-- Start DATASET EXCERPT --

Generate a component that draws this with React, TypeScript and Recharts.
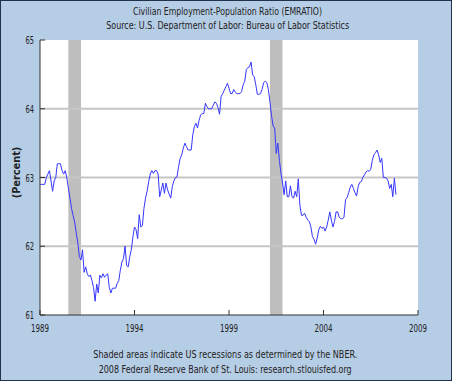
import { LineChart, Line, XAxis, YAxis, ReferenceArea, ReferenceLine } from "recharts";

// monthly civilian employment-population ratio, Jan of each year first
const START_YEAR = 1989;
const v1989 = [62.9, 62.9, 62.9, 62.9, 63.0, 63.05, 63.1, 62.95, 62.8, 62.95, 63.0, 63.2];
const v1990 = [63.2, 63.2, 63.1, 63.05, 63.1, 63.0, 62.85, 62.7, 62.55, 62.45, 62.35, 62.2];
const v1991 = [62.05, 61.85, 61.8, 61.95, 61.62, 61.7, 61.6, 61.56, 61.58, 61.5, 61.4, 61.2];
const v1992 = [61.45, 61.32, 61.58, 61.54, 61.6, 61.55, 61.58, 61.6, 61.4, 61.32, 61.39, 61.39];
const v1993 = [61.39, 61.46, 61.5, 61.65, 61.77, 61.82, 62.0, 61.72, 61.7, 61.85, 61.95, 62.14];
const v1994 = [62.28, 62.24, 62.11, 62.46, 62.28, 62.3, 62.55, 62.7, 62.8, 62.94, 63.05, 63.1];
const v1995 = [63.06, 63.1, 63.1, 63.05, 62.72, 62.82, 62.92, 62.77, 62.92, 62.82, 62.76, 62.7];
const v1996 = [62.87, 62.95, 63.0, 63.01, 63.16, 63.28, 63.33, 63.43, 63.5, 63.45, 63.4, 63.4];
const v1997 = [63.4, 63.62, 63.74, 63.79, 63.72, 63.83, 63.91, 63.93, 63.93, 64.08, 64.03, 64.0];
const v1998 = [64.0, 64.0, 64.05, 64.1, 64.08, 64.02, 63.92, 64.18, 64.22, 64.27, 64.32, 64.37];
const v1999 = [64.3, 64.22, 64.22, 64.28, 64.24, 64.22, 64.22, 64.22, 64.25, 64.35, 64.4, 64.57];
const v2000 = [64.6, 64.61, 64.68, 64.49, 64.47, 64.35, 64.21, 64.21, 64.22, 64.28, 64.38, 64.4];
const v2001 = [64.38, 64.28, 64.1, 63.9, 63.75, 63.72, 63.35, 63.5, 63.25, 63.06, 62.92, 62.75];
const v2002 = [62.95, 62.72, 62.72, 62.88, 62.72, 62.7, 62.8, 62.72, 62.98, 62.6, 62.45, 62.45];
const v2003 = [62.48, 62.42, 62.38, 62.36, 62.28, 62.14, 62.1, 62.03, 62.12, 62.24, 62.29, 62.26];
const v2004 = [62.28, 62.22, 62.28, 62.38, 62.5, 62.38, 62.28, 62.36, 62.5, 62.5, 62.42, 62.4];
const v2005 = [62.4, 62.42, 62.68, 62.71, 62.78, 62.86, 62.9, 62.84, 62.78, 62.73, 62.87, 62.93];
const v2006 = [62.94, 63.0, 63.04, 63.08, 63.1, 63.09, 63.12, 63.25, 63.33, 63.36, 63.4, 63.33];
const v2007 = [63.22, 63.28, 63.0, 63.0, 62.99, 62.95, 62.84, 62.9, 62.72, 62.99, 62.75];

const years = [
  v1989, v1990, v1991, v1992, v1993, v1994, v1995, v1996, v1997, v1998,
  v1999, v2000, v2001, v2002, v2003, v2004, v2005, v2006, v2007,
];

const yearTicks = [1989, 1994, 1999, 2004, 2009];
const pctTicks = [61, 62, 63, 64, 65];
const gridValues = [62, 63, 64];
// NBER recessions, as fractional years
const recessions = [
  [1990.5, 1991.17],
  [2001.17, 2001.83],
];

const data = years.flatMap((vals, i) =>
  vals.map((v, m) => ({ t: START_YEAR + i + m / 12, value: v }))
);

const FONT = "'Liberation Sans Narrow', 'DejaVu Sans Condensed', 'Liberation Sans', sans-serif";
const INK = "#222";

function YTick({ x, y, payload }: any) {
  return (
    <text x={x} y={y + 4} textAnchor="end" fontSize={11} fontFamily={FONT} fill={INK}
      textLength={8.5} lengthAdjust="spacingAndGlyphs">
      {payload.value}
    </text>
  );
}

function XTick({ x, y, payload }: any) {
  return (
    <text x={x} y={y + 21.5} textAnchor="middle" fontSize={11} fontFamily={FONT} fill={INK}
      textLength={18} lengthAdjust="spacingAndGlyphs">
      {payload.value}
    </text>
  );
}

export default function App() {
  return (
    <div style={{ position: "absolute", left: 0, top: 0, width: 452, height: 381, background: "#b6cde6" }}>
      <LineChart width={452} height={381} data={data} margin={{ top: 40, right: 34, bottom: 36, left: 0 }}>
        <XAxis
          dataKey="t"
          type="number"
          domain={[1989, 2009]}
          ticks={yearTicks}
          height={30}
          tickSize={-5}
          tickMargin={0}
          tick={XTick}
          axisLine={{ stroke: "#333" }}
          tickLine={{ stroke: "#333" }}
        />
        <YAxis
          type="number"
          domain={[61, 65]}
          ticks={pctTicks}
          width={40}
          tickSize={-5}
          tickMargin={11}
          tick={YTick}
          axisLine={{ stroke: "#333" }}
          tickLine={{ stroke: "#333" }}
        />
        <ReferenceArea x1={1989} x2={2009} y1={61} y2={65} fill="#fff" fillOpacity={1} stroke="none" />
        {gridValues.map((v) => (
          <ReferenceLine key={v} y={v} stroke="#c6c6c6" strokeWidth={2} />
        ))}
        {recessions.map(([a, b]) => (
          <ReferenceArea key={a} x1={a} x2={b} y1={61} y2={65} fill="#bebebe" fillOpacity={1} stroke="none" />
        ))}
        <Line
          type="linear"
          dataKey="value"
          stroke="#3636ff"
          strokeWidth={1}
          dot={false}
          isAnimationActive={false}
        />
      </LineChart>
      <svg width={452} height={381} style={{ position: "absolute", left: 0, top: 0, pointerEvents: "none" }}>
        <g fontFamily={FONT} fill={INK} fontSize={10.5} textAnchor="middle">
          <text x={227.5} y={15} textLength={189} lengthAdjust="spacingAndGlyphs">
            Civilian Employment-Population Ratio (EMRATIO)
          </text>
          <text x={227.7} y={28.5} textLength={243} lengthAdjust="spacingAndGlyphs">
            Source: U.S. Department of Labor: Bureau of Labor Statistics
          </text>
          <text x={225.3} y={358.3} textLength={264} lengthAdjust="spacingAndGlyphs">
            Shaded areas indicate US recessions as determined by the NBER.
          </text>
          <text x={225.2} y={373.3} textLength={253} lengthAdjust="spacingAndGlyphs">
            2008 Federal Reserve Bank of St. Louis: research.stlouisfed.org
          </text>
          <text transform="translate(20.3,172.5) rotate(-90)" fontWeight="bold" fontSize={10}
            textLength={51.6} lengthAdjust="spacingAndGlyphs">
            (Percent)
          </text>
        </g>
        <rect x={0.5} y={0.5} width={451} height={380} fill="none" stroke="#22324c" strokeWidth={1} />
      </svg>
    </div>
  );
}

-- End DATASET EXCERPT --

> WHAT YOU SHOULD DO: Leave the pictures out, and print every line of the listing exactly as written.

> EXERCISE SOLUTION:
Generate a component that draws this with React, TypeScript and Recharts.
import { LineChart, Line, XAxis, YAxis, ReferenceArea, ReferenceLine } from "recharts";

// monthly civilian employment-population ratio, Jan of each year first
const START_YEAR = 1989;
const v1989 = [62.9, 62.9, 62.9, 62.9, 63.0, 63.05, 63.1, 62.95, 62.8, 62.95, 63.0, 63.2];
const v1990 = [63.2, 63.2, 63.1, 63.05, 63.1, 63.0, 62.85, 62.7, 62.55, 62.45, 62.35, 62.2];
const v1991 = [62.05, 61.85, 61.8, 61.95, 61.62, 61.7, 61.6, 61.56, 61.58, 61.5, 61.4, 61.2];
const v1992 = [61.45, 61.32, 61.58, 61.54, 61.6, 61.55, 61.58, 61.6, 61.4, 61.32, 61.39, 61.39];
const v1993 = [61.39, 61.46, 61.5, 61.65, 61.77, 61.82, 62.0, 61.72, 61.7, 61.85, 61.95, 62.14];
const v1994 = [62.28, 62.24, 62.11, 62.46, 62.28, 62.3, 62.55, 62.7, 62.8, 62.94, 63.05, 63.1];
const v1995 = [63.06, 63.1, 63.1, 63.05, 62.72, 62.82, 62.92, 62.77, 62.92, 62.82, 62.76, 62.7];
const v1996 = [62.87, 62.95, 63.0, 63.01, 63.16, 63.28, 63.33, 63.43, 63.5, 63.45, 63.4, 63.4];
const v1997 = [63.4, 63.62, 63.74, 63.79, 63.72, 63.83, 63.91, 63.93, 63.93, 64.08, 64.03, 64.0];
const v1998 = [64.0, 64.0, 64.05, 64.1, 64.08, 64.02, 63.92, 64.18, 64.22, 64.27, 64.32, 64.37];
const v1999 = [64.3, 64.22, 64.22, 64.28, 64.24, 64.22, 64.22, 64.22, 64.25, 64.35, 64.4, 64.57];
const v2000 = [64.6, 64.61, 64.68, 64.49, 64.47, 64.35, 64.21, 64.21, 64.22, 64.28, 64.38, 64.4];
const v2001 = [64.38, 64.28, 64.1, 63.9, 63.75, 63.72, 63.35, 63.5, 63.25, 63.06, 62.92, 62.75];
const v2002 = [62.95, 62.72, 62.72, 62.88, 62.72, 62.7, 62.8, 62.72, 62.98, 62.6, 62.45, 62.45];
const v2003 = [62.48, 62.42, 62.38, 62.36, 62.28, 62.14, 62.1, 62.03, 62.12, 62.24, 62.29, 62.26];
const v2004 = [62.28, 62.22, 62.28, 62.38, 62.5, 62.38, 62.28, 62.36, 62.5, 62.5, 62.42, 62.4];
const v2005 = [62.4, 62.42, 62.68, 62.71, 62.78, 62.86, 62.9, 62.84, 62.78, 62.73, 62.87, 62.93];
const v2006 = [62.94, 63.0, 63.04, 63.08, 63.1, 63.09, 63.12, 63.25, 63.33, 63.36, 63.4, 63.33];
const v2007 = [63.22, 63.28, 63.0, 63.0, 62.99, 62.95, 62.84, 62.9, 62.72, 62.99, 62.75];

const years = [
  v1989, v1990, v1991, v1992, v1993, v1994, v1995, v1996, v1997, v1998,
  v1999, v2000, v2001, v2002, v2003, v2004, v2005, v2006, v2007,
];

const yearTicks = [1989, 1994, 1999, 2004, 2009];
const pctTicks = [61, 62, 63, 64, 65];
const gridValues = [62, 63, 64];
// NBER recessions, as fractional years
const recessions = [
  [1990.5, 1991.17],
  [2001.17, 2001.83],
];

const data = years.flatMap((vals, i) =>
  vals.map((v, m) => ({ t: START_YEAR + i + m / 12, value: v }))
);

const FONT = "'Liberation Sans Narrow', 'DejaVu Sans Condensed', 'Liberation Sans', sans-serif";
const INK = "#222";

function YTick({ x, y, payload }: any) {
  return (
    <text x={x} y={y + 4} textAnchor="end" fontSize={11} fontFamily={FONT} fill={INK}
      textLength={8.5} lengthAdjust="spacingAndGlyphs">
      {payload.value}
    </text>
  );
}

function XTick({ x, y, payload }: any) {
  return (
    <text x={x} y={y + 21.5} textAnchor="middle" fontSize={11} fontFamily={FONT} fill={INK}
      textLength={18} lengthAdjust="spacingAndGlyphs">
      {payload.value}
    </text>
  );
}

export default function App() {
  return (
    <div style={{ position: "absolute", left: 0, top: 0, width: 452, height: 381, background: "#b6cde6" }}>
      <LineChart width={452} height={381} data={data} margin={{ top: 40, right: 34, bottom: 36, left: 0 }}>
        <XAxis
          dataKey="t"
          type="number"
          domain={[1989, 2009]}
          ticks={yearTicks}
          height={30}
          tickSize={-5}
          tickMargin={0}
          tick={XTick}
          axisLine={{ stroke: "#333" }}
          tickLine={{ stroke: "#333" }}
        />
        <YAxis
          type="number"
          domain={[61, 65]}
          ticks={pctTicks}
          width={40}
          tickSize={-5}
          tickMargin={11}
          tick={YTick}
          axisLine={{ stroke: "#333" }}
          tickLine={{ stroke: "#333" }}
        />
        <ReferenceArea x1={1989} x2={2009} y1={61} y2={65} fill="#fff" fillOpacity={1} stroke="none" />
        {gridValues.map((v) => (
          <ReferenceLine key={v} y={v} stroke="#c6c6c6" strokeWidth={2} />
        ))}
        {recessions.map(([a, b]) => (
          <ReferenceArea key={a} x1={a} x2={b} y1={61} y2={65} fill="#bebebe" fillOpacity={1} stroke="none" />
        ))}
        <Line
          type="linear"
          dataKey="value"
          stroke="#3636ff"
          strokeWidth={1}
          dot={false}
          isAnimationActive={false}
        />
      </LineChart>
      <svg width={452} height={381} style={{ position: "absolute", left: 0, top: 0, pointerEvents: "none" }}>
        <g fontFamily={FONT} fill={INK} fontSize={10.5} textAnchor="middle">
          <text x={227.5} y={15} textLength={189} lengthAdjust="spacingAndGlyphs">
            Civilian Employment-Population Ratio (EMRATIO)
          </text>
          <text x={227.7} y={28.5} textLength={243} lengthAdjust="spacingAndGlyphs">
            Source: U.S. Department of Labor: Bureau of Labor Statistics
          </text>
          <text x={225.3} y={358.3} textLength={264} lengthAdjust="spacingAndGlyphs">
            Shaded areas indicate US recessions as determined by the NBER.
          </text>
          <text x={225.2} y={373.3} textLength={253} lengthAdjust="spacingAndGlyphs">
            2008 Federal Reserve Bank of St. Louis: research.stlouisfed.org
          </text>
          <text transform="translate(20.3,172.5) rotate(-90)" fontWeight="bold" fontSize={10}
            textLength={51.6} lengthAdjust="spacingAndGlyphs">
            (Percent)
          </text>
        </g>
        <rect x={0.5} y={0.5} width={451} height={380} fill="none" stroke="#22324c" strokeWidth={1} />
      </svg>
    </div>
  );
}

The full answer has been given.